In January, a United Nations panel found that Iran had violated a UN arms embargo on the Houthi rebels in Yemen. Though the panel was focused on a different resolution governing the conflict in Yemen, the terms of UN Security Council Resolution 2231, which endorsed the nuclear deal, are quite clear.
A recent UN investigation found that Syria used Iranian-made shells in a deadly chemical weapons attack in April.
Iran, according to Resolution 2231, is prohibited from “the supply, sale, transfer, manufacture, maintenance, or use of arms” to other actors until 2020. According to the resolution, Iran is specifically prohibited from the sale or transfer of ballistic missiles until 2023.
Whether the claim is that Israel is stealing Iran’s clouds, that a planned terror attack in Paris was a false flag operation, or that Iran is committed to fulfilling its legal obligations — these are all false.
For the EU to look for ways to side with Iran against the U.S. to evade sanctions is to take Iranian fantasies at face value.

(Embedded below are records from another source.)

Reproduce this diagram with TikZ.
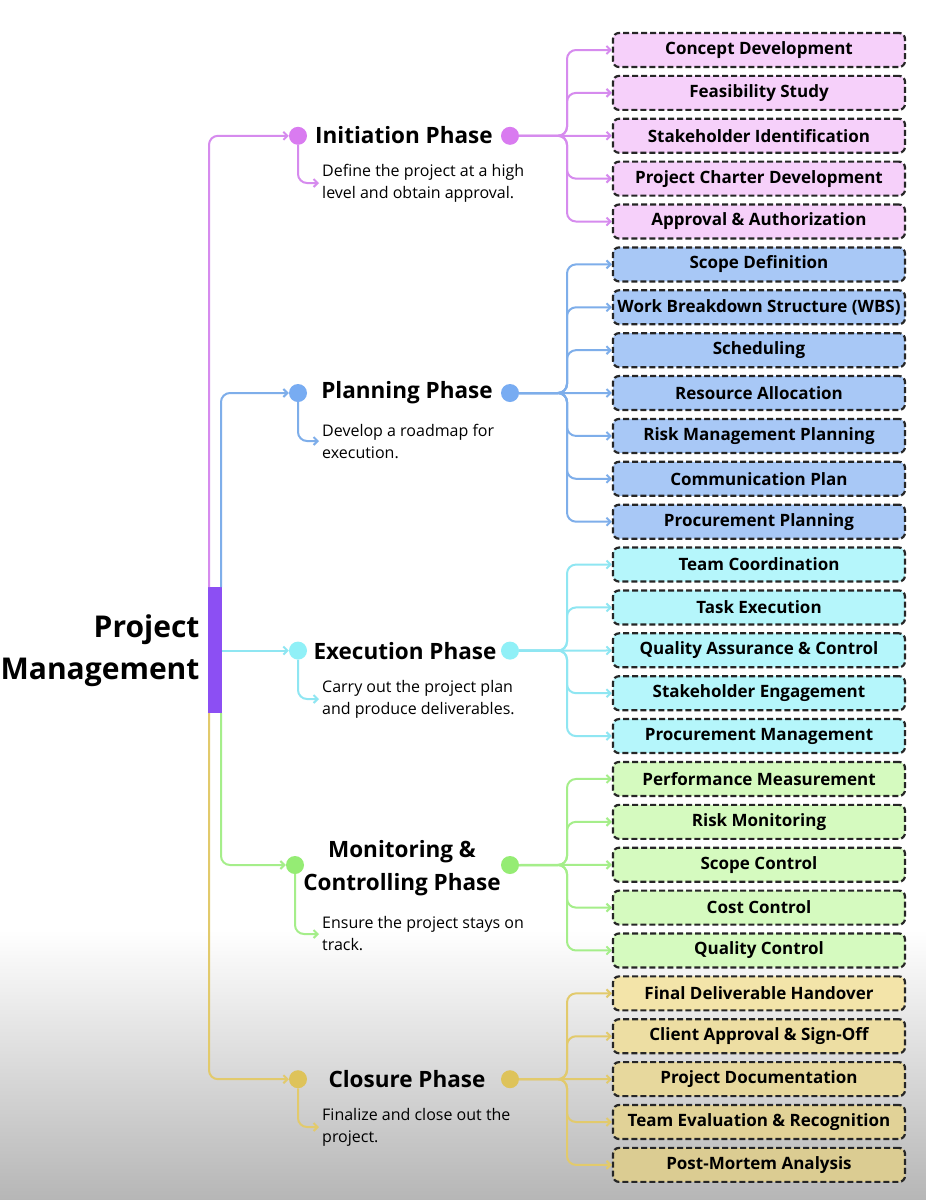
\documentclass[tikz,border=0pt]{standalone}
\usepackage{fontspec}
\setmainfont{Open Sans}
\usetikzlibrary{arrows.meta}
\definecolor{pinkline}{HTML}{D68BEE}
\definecolor{pinkdot}{HTML}{D97BF0}
\definecolor{pinkbox}{HTML}{F6D0FA}
\definecolor{blueline}{HTML}{7EAEEA}
\definecolor{bluedot}{HTML}{78ACF2}
\definecolor{bluebox}{HTML}{A8C8F6}
\definecolor{cyanline}{HTML}{8FE6F2}
\definecolor{cyandot}{HTML}{90F0F7}
\definecolor{cyanbox}{HTML}{B5F6FB}
\definecolor{greenline}{HTML}{A5EE8A}
\definecolor{greendot}{HTML}{95EC74}
\definecolor{greenbox}{HTML}{D5FABF}
\definecolor{yellowline}{HTML}{E2CA6C}
\definecolor{yellowdot}{HTML}{DEC35A}
\definecolor{yellowboxA}{HTML}{F3E4A9}
\definecolor{yellowboxB}{HTML}{EDDEA3}
\definecolor{yellowboxC}{HTML}{E7D89D}
\definecolor{yellowboxD}{HTML}{E1D297}
\definecolor{yellowboxE}{HTML}{DBCC92}
\definecolor{barpurple}{HTML}{8C4FF3}
\definecolor{bggray}{HTML}{B6B6B6}
\tikzset{
  >={Straight Barb[length=4pt, width=8pt]},
  box/.style={draw=black!85, dash pattern=on 6pt off 3pt, line width=2.2pt, rounded corners=6pt,
    minimum width=292pt, minimum height=34pt, inner sep=0pt,
    font=\fontsize{17}{18}\selectfont\bfseries},
  dot/.style={circle, fill=#1, inner sep=0pt, minimum size=18pt},
  phase/.style={font=\fontsize{22.5}{33}\selectfont\bfseries, align=center},
  note/.style={anchor=west, align=left, inner xsep=3pt, inner ysep=0pt,
    font=\fontsize{16}{22}\selectfont},
  link/.style={->, line width=2pt, rounded corners=9pt},
}
\begin{document}
\begin{tikzpicture}[x=1pt, y=-1pt]
\useasboundingbox (0,0) rectangle (926,1200);
\fill[white] (0,0) rectangle (926,930);
\shade[top color=white, bottom color=bggray] (0,930) rectangle (926,1200);

\fill[barpurple] (208,587) rectangle (222,713);
\coordinate (barNW) at (209,587);
\coordinate (barNE) at (221,587);
\coordinate (barE) at (222,650.6);
\coordinate (barSW) at (209,713);
\coordinate (barSE) at (221,713);
\node[anchor=east, align=right, font=\fontsize{30}{42}\selectfont\bfseries] (pm) at (203,651) {Project\\Management};

\node[dot=pinkdot] (initL) at (298,135.8) {};
\node[dot=pinkdot] (initR) at (510,135.8) {};
\node[phase] (init) at (404,135) {Initiation Phase};
\node[note] (initD) at (319,183) {Define the project at a high\\level and obtain approval.};

\node[dot=bluedot] (planL) at (298,393) {};
\node[dot=bluedot] (planR) at (510,393) {};
\node[phase] (plan) at (407,393) {Planning Phase};
\node[note] (planD) at (319,441) {Develop a roadmap for\\execution.};

\node[dot=cyandot] (execL) at (298,650.6) {};
\node[dot=cyandot] (execR) at (510,650.6) {};
\node[phase] (exec) at (405,651) {Execution Phase};
\node[note] (execD) at (319,699) {Carry out the project plan\\and produce deliverables.};

\node[dot=greendot] (monL) at (295,865) {};
\node[dot=greendot] (monR) at (510,865) {};
\node[phase] (mon) at (402,868) {Monitoring \&\\Controlling Phase};
\node[note] (monD) at (319,934) {Ensure the project stays on\\track.};

\node[dot=yellowdot] (closL) at (298,1079.2) {};
\node[dot=yellowdot] (closR) at (510,1079.2) {};
\node[phase] (clos) at (407,1079) {Closure Phase};
\node[note] (closD) at (319,1127) {Finalize and close out the\\project.};

\foreach \i/\t/\c in {1/Concept Development/pinkbox, 2/Feasibility Study/pinkbox,
    3/Stakeholder Identification/pinkbox, 4/Project Charter Development/pinkbox,
    5/Approval \& Authorization/pinkbox,
    6/Scope Definition/bluebox, 7/Work Breakdown Structure (WBS)/bluebox,
    8/Scheduling/bluebox, 9/Resource Allocation/bluebox,
    10/Risk Management Planning/bluebox, 11/Communication Plan/bluebox,
    12/Procurement Planning/bluebox,
    13/Team Coordination/cyanbox, 14/Task Execution/cyanbox,
    15/Quality Assurance \& Control/cyanbox, 16/Stakeholder Engagement/cyanbox,
    17/Procurement Management/cyanbox,
    18/Performance Measurement/greenbox, 19/Risk Monitoring/greenbox,
    20/Scope Control/greenbox, 21/Cost Control/greenbox, 22/Quality Control/greenbox,
    23/Final Deliverable Handover/yellowboxA, 24/Client Approval \& Sign-Off/yellowboxB,
    25/Project Documentation/yellowboxC, 26/Team Evaluation \& Recognition/yellowboxD,
    27/Post-Mortem Analysis/yellowboxE}
  \node[box, fill=\c] (b\i) at (759,{50+42.88*(\i-1)}) {\t};

\draw[link, pinkline] (barNW) |- (initL);
\draw[link, blueline] (barNE) |- (planL);
\draw[link, cyanline] (barE) -- (execL);
\draw[link, greenline] (barSE) |- (monL);
\draw[link, yellowline] (barSW) |- (closL);

\draw[link, pinkline] (initL) |- (initD.west);
\draw[link, blueline] (planL) |- (planD.west);
\draw[link, cyanline] (execL) |- (execD.west);
\draw[link, greenline] (monL) |- (monD.west);
\draw[link, yellowline] (closL) |- (closD.west);

\draw[link, pinkline] (initR) -- (b3);
\foreach \i in {1,2,4,5} \draw[link, pinkline] (initR) -- (567,135.8) |- (b\i.west);
\draw[link, blueline] (planR) -- (b9);
\foreach \i in {6,7,8,10,11,12} \draw[link, blueline] (planR) -- (567,393) |- (b\i.west);
\draw[link, cyanline] (execR) -- (b15);
\foreach \i in {13,14,16,17} \draw[link, cyanline] (execR) -- (567,650.6) |- (b\i.west);
\draw[link, greenline] (monR) -- (b20);
\foreach \i in {18,19,21,22} \draw[link, greenline] (monR) -- (567,865) |- (b\i.west);
\draw[link, yellowline] (closR) -- (b25);
\foreach \i in {23,24,26,27} \draw[link, yellowline] (closR) -- (567,1079.2) |- (b\i.west);
\end{tikzpicture}
\end{document}
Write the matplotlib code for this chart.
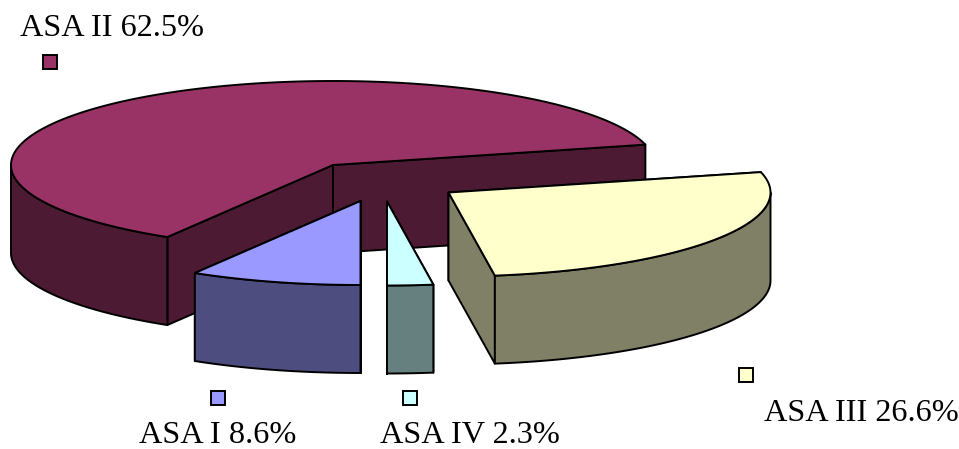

The EU, if it is looking to stabilize the Middle East and reduce the Iranian threat, should be siding with the U.S. and give the Iranian regime choose between bad behavior — seeking nuclear weapons, supporting terror, and, generally, destabilizing its neighbors — and solvency.
As President Donald Trump said when he announced that he was withdrawing from the nuclear deal, Iran’s “bloody ambitions have grown even more brazen” since the deal was implemented.
It’s time for the world to unite and make Iran pay for its aggression. Ignoring the danger, and giving Iran the funds it demands, will only perpetuate the bloodshed.